Perché se in linea di principio si può controllare una banca, acquistando una quota di maggioranza, di fatto le fondazioni sono dotate di pacchetti azionari tali da impedirlo. A dire il vero, dopo innumerevoli sforzi e richiami da parte dell’Europa, oggi nessuna fondazione possiede quote maggioritarie delle banche controllate, ma il “problema” è stato presto ovviato. Le fondazioni hanno incrementato l’acquisizione di pacchetti azionari in altre banche, generando un intreccio nei consigli di amministrazione che permette di salvaguardare il controllo. E così se in Intesa Sanpaolo, la fondazione di riferimento, la Compagnia San Paolo, detiene circa il 10 per cento dei diritti di voto, le fondazioni CariPaRo e Cariplo hanno ciascuna quote rispettivamente, del 4,924 e del 4,680 per cento, e molte altre possiedono quote significative.

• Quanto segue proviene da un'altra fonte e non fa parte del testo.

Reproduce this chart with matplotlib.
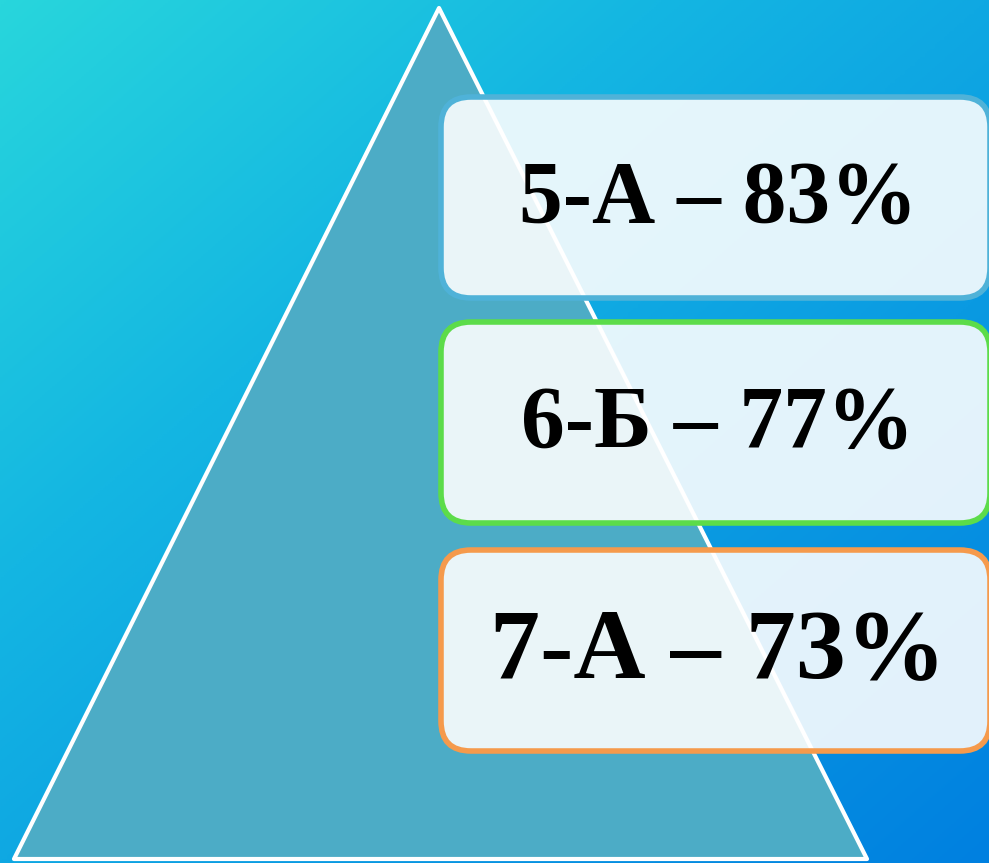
import matplotlib.pyplot as plt
import numpy as np
from matplotlib.patches import Polygon, FancyBboxPatch
from matplotlib.colors import LinearSegmentedColormap

# Class results
classes = ['5-А', '6-Б', '7-А']
percents = [83, 77, 73]
edge_colors = ['#4fb2d8', '#5cdc4a', '#f59a4c']
font_sizes = [63, 63, 72]

W, H = 989, 863

fig = plt.figure(figsize=(W / 100, H / 100), dpi=100)
ax = fig.add_axes([0, 0, 1, 1])
ax.set_xlim(0, W)
ax.set_ylim(H, 0)
ax.axis('off')

# diagonal background gradient
cmap = LinearSegmentedColormap.from_list('bg', ['#28d6dc', '#14b6e2', '#0a9ae2', '#0080e0'])
xx, yy = np.meshgrid(np.linspace(0, 1, 400), np.linspace(0, 1, 400))
grad = (xx + yy) / 2
ax.imshow(grad, cmap=cmap, extent=[0, W, H, 0], aspect='auto', zorder=0)

# pyramid
tri = Polygon([[439, 8], [14, 859], [867, 859]], closed=True,
              facecolor='#4cacc6', edgecolor='white', linewidth=3, zorder=1,
              joinstyle='round')
ax.add_patch(tri)

# boxes
box_tops = [97, 322, 550]
box_h = 201
for i, (cls, pct) in enumerate(zip(classes, percents)):
    top = box_tops[i]
    box = FancyBboxPatch((441, top), 549, box_h,
                         boxstyle='round,pad=0,rounding_size=30',
                         facecolor=(1, 1, 1, 0.89), edgecolor=edge_colors[i],
                         linewidth=4, zorder=2)
    ax.add_patch(box)
    ax.text(718, top + box_h / 2 + 3, f'{cls} – {pct}%', ha='center', va='center',
            fontsize=font_sizes[i], fontweight='bold', family='Liberation Serif',
            color='black', zorder=3)

fig.savefig('out.png', dpi=100)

Un escamotage criticato anche da Mario Monti, nella passata veste di commissario europeo per la concorrenza, perché si riflette nel modo in cui viene concesso il credito alle imprese e nelle scelte degli investimenti. Il meccanismo del controllo delle banche attraverso le fondazioni si traduce di fatto in un notevole controllo da parte dei politici sul sistema bancario, senza farlo risultare di proprietà pubblica. Il patrimonio indivisibile, l’approvazione dello statuto e ogni scelta strategica delle fondazioni bancarie è di fatto esercitato da un organo i cui componenti sono nominati per la maggior parte da comuni, province, camere di commercio e altri organismi pubblici. Due dei 21 consiglieri della Compagnia San Paolo, ad esempio, sono nominati dal comune di Torino, uno dalla regione Piemonte e poi uno dalla provincia di Torino e ancora un altro dal comune di Genova. E poi altri due dalla Camera di commercio di Torino, quindi uno da quella di Genova e ancora un altro da quella di Milano e da quella di Roma. Una storia che si ripete in ogni fondazione. In Cariplo il Consiglio di amministrazione è nominato da una Commissione centrale di beneficenza, con 20 membri espressione degli enti locali, dalle provincie di Bergamo, Brescia, Como, Cremona, Mantova, alla regione Lombardia, al comune di Milano e alle camere di commercio, mentre altri 20 sono nominati dagli enti più vari, tra cui la diocesi di Milano e i rettori delle università lombarde. Si calcola che le sole province controllino circa 50 poltrone nei consigli di amministrazione delle fondazioni bancarie, risultano di fatto determinanti per la definizione degli assetti negli istituti di credito. Una ragnatela di poteri tra politica e banche, in cui e fondazioni continuano a mantenere il loro status quo di enti benefici e privi di utili. Enti che di certo non possono pagare l’Imu.